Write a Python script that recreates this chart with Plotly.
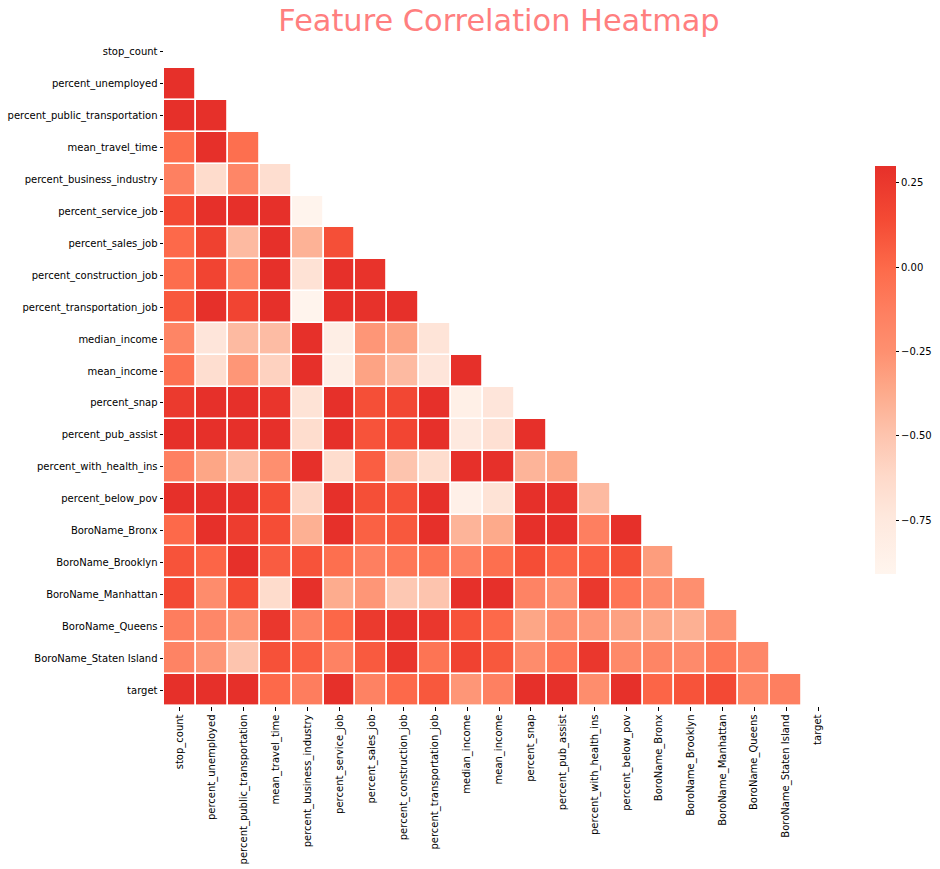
import plotly.graph_objects as go

features = ["stop_count", "percent_unemployed", "percent_public_transportation", "mean_travel_time",
            "percent_business_industry", "percent_service_job", "percent_sales_job",
            "percent_construction_job", "percent_transportation_job", "median_income", "mean_income",
            "percent_snap", "percent_pub_assist", "percent_with_health_ins", "percent_below_pov",
            "BoroName_Bronx", "BoroName_Brooklyn", "BoroName_Manhattan", "BoroName_Queens",
            "BoroName_Staten Island", "target"]

r01 = [0.3]
r02 = [0.3, 0.3]
r03 = [-0.02, 0.3, -0.03]
r04 = [-0.14, -0.64, -0.18, -0.66]
r05 = [0.15, 0.3, 0.3, 0.3, -0.9]
r06 = [0.0, 0.2, -0.45, 0.3, -0.41, 0.12]
r07 = [-0.02, 0.18, -0.2, 0.3, -0.69, 0.3, 0.28]
r08 = [0.08, 0.3, 0.18, 0.3, -0.9, 0.3, 0.29, 0.3]
r09 = [-0.17, -0.72, -0.45, -0.46, 0.3, -0.82, -0.28, -0.34, -0.71]
r10 = [-0.04, -0.66, -0.28, -0.58, 0.3, -0.82, -0.34, -0.45, -0.72, 0.3]
r11 = [0.24, 0.3, 0.3, 0.27, -0.7, 0.3, 0.12, 0.16, 0.3, -0.84, -0.72]
r12 = [0.3, 0.3, 0.3, 0.3, -0.65, 0.3, 0.1, 0.17, 0.3, -0.76, -0.68, 0.3]
r13 = [-0.14, -0.35, -0.47, -0.24, 0.3, -0.65, 0.05, -0.5, -0.65, 0.3, 0.3, -0.42, -0.37]
r14 = [0.3, 0.3, 0.3, 0.13, -0.6, 0.3, 0.12, 0.11, 0.3, -0.85, -0.7, 0.3, 0.3, -0.45]
r15 = [0.0, 0.3, 0.22, 0.13, -0.4, 0.3, 0.04, 0.08, 0.3, -0.42, -0.37, 0.3, 0.3, -0.13, 0.3]
r16 = [0.1, 0.02, 0.3, 0.06, 0.1, -0.03, -0.13, -0.08, -0.06, -0.14, -0.03, 0.13, 0.02, 0.05, 0.12, -0.31]
r17 = [0.15, -0.22, 0.14, -0.64, 0.3, -0.38, -0.28, -0.52, -0.5, 0.3, 0.3, -0.16, -0.24, 0.25, -0.07, -0.22, -0.24]
r18 = [-0.12, -0.19, -0.27, 0.26, -0.15, 0.01, 0.24, 0.29, 0.26, 0.1, 0.0, -0.35, -0.24, -0.28, -0.33, -0.36, -0.4, -0.26]
r19 = [-0.16, -0.28, -0.5, 0.11, 0.05, -0.15, 0.07, 0.27, -0.06, 0.19, 0.08, -0.22, -0.07, 0.26, -0.2, -0.17, -0.21, -0.08, -0.19]
r20 = [0.3, 0.3, 0.3, 0.0, -0.12, 0.3, -0.15, -0.0, 0.08, -0.28, -0.14, 0.3, 0.3, -0.23, 0.3, 0.02, 0.1, 0.15, -0.17, -0.13]
lower_rows = [[], r01, r02, r03, r04, r05, r06, r07, r08, r09, r10, r11, r12, r13, r14, r15, r16, r17, r18, r19, r20]
cbar_ticks = [0.25, 0.0, -0.25, -0.5, -0.75]

n = len(features)
z = [row + [None] * (n - len(row)) for row in lower_rows]

colors = [[0.0, "#fff5ee"], [0.14, "#fee8dd"], [0.24, "#fed9c9"], [0.34, "#fdc4ae"],
          [0.45, "#fda98a"], [0.545, "#fe9070"], [0.65, "#fe7e5f"], [0.75, "#fd6a4a"],
          [0.87, "#f44a34"], [1.0, "#e6302a"]]

W, H = 940, 869
L, R, T, B = 164, 834, 36, 706

fig = go.Figure(go.Heatmap(
    z=z, x=features, y=features, zmin=-0.91, zmax=0.3, colorscale=colors,
    xgap=1.8, ygap=1.6, hoverongaps=False,
    colorbar=dict(
        xref="container", x=875 / W, xanchor="left", yref="paper", y=(B - 370) / (B - T), yanchor="middle",
        thicknessmode="pixels", thickness=21, lenmode="pixels", len=408, xpad=0, ypad=0,
        outlinewidth=0, tickmode="array", tickvals=cbar_ticks, tickformat=".2f",
        ticks="outside", ticklen=3.5, tickwidth=0.8, tickcolor="#000",
        tickfont=dict(family="DejaVu Sans", size=10, color="#000"),
    ),
))
fig.update_layout(
    width=W, height=H, autosize=False, margin=dict(l=L, r=W - R, t=T, b=H - B, pad=0),
    paper_bgcolor="white", plot_bgcolor="white",
    title=dict(text="Feature Correlation Heatmap", x=499 / W, xanchor="center", y=1 - 20 / H, yanchor="middle",
               font=dict(family="DejaVu Sans", size=30.4, color="#ff7f7f")),
    xaxis=dict(type="category", tickangle=-90, showgrid=False, zeroline=False, showline=False,
               ticks="outside", ticklen=3.5, tickwidth=0.8, tickcolor="#000",
               tickfont=dict(family="DejaVu Sans", size=10, color="#000"), automargin=False),
    yaxis=dict(type="category", autorange="reversed", showgrid=False, zeroline=False, showline=False,
               ticks="outside", ticklen=3.5, tickwidth=0.8, tickcolor="#000",
               tickfont=dict(family="DejaVu Sans", size=10, color="#000"), automargin=False),
)
fig.write_html("out.html", config={"displayModeBar": False},
               post_script="document.body.style.margin='0';document.documentElement.style.overflow='hidden';")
..........
* Your task
Your task is an exact transcription of all the data, minus the pictures.

* Answer to this exercise
Write a Python script that recreates this chart with Plotly.
import plotly.graph_objects as go

features = ["stop_count", "percent_unemployed", "percent_public_transportation", "mean_travel_time",
            "percent_business_industry", "percent_service_job", "percent_sales_job",
            "percent_construction_job", "percent_transportation_job", "median_income", "mean_income",
            "percent_snap", "percent_pub_assist", "percent_with_health_ins", "percent_below_pov",
            "BoroName_Bronx", "BoroName_Brooklyn", "BoroName_Manhattan", "BoroName_Queens",
            "BoroName_Staten Island", "target"]

r01 = [0.3]
r02 = [0.3, 0.3]
r03 = [-0.02, 0.3, -0.03]
r04 = [-0.14, -0.64, -0.18, -0.66]
r05 = [0.15, 0.3, 0.3, 0.3, -0.9]
r06 = [0.0, 0.2, -0.45, 0.3, -0.41, 0.12]
r07 = [-0.02, 0.18, -0.2, 0.3, -0.69, 0.3, 0.28]
r08 = [0.08, 0.3, 0.18, 0.3, -0.9, 0.3, 0.29, 0.3]
r09 = [-0.17, -0.72, -0.45, -0.46, 0.3, -0.82, -0.28, -0.34, -0.71]
r10 = [-0.04, -0.66, -0.28, -0.58, 0.3, -0.82, -0.34, -0.45, -0.72, 0.3]
r11 = [0.24, 0.3, 0.3, 0.27, -0.7, 0.3, 0.12, 0.16, 0.3, -0.84, -0.72]
r12 = [0.3, 0.3, 0.3, 0.3, -0.65, 0.3, 0.1, 0.17, 0.3, -0.76, -0.68, 0.3]
r13 = [-0.14, -0.35, -0.47, -0.24, 0.3, -0.65, 0.05, -0.5, -0.65, 0.3, 0.3, -0.42, -0.37]
r14 = [0.3, 0.3, 0.3, 0.13, -0.6, 0.3, 0.12, 0.11, 0.3, -0.85, -0.7, 0.3, 0.3, -0.45]
r15 = [0.0, 0.3, 0.22, 0.13, -0.4, 0.3, 0.04, 0.08, 0.3, -0.42, -0.37, 0.3, 0.3, -0.13, 0.3]
r16 = [0.1, 0.02, 0.3, 0.06, 0.1, -0.03, -0.13, -0.08, -0.06, -0.14, -0.03, 0.13, 0.02, 0.05, 0.12, -0.31]
r17 = [0.15, -0.22, 0.14, -0.64, 0.3, -0.38, -0.28, -0.52, -0.5, 0.3, 0.3, -0.16, -0.24, 0.25, -0.07, -0.22, -0.24]
r18 = [-0.12, -0.19, -0.27, 0.26, -0.15, 0.01, 0.24, 0.29, 0.26, 0.1, 0.0, -0.35, -0.24, -0.28, -0.33, -0.36, -0.4, -0.26]
r19 = [-0.16, -0.28, -0.5, 0.11, 0.05, -0.15, 0.07, 0.27, -0.06, 0.19, 0.08, -0.22, -0.07, 0.26, -0.2, -0.17, -0.21, -0.08, -0.19]
r20 = [0.3, 0.3, 0.3, 0.0, -0.12, 0.3, -0.15, -0.0, 0.08, -0.28, -0.14, 0.3, 0.3, -0.23, 0.3, 0.02, 0.1, 0.15, -0.17, -0.13]
lower_rows = [[], r01, r02, r03, r04, r05, r06, r07, r08, r09, r10, r11, r12, r13, r14, r15, r16, r17, r18, r19, r20]
cbar_ticks = [0.25, 0.0, -0.25, -0.5, -0.75]

n = len(features)
z = [row + [None] * (n - len(row)) for row in lower_rows]

colors = [[0.0, "#fff5ee"], [0.14, "#fee8dd"], [0.24, "#fed9c9"], [0.34, "#fdc4ae"],
          [0.45, "#fda98a"], [0.545, "#fe9070"], [0.65, "#fe7e5f"], [0.75, "#fd6a4a"],
          [0.87, "#f44a34"], [1.0, "#e6302a"]]

W, H = 940, 869
L, R, T, B = 164, 834, 36, 706

fig = go.Figure(go.Heatmap(
    z=z, x=features, y=features, zmin=-0.91, zmax=0.3, colorscale=colors,
    xgap=1.8, ygap=1.6, hoverongaps=False,
    colorbar=dict(
        xref="container", x=875 / W, xanchor="left", yref="paper", y=(B - 370) / (B - T), yanchor="middle",
        thicknessmode="pixels", thickness=21, lenmode="pixels", len=408, xpad=0, ypad=0,
        outlinewidth=0, tickmode="array", tickvals=cbar_ticks, tickformat=".2f",
        ticks="outside", ticklen=3.5, tickwidth=0.8, tickcolor="#000",
        tickfont=dict(family="DejaVu Sans", size=10, color="#000"),
    ),
))
fig.update_layout(
    width=W, height=H, autosize=False, margin=dict(l=L, r=W - R, t=T, b=H - B, pad=0),
    paper_bgcolor="white", plot_bgcolor="white",
    title=dict(text="Feature Correlation Heatmap", x=499 / W, xanchor="center", y=1 - 20 / H, yanchor="middle",
               font=dict(family="DejaVu Sans", size=30.4, color="#ff7f7f")),
    xaxis=dict(type="category", tickangle=-90, showgrid=False, zeroline=False, showline=False,
               ticks="outside", ticklen=3.5, tickwidth=0.8, tickcolor="#000",
               tickfont=dict(family="DejaVu Sans", size=10, color="#000"), automargin=False),
    yaxis=dict(type="category", autorange="reversed", showgrid=False, zeroline=False, showline=False,
               ticks="outside", ticklen=3.5, tickwidth=0.8, tickcolor="#000",
               tickfont=dict(family="DejaVu Sans", size=10, color="#000"), automargin=False),
)
fig.write_html("out.html", config={"displayModeBar": False},
               post_script="document.body.style.margin='0';document.documentElement.style.overflow='hidden';")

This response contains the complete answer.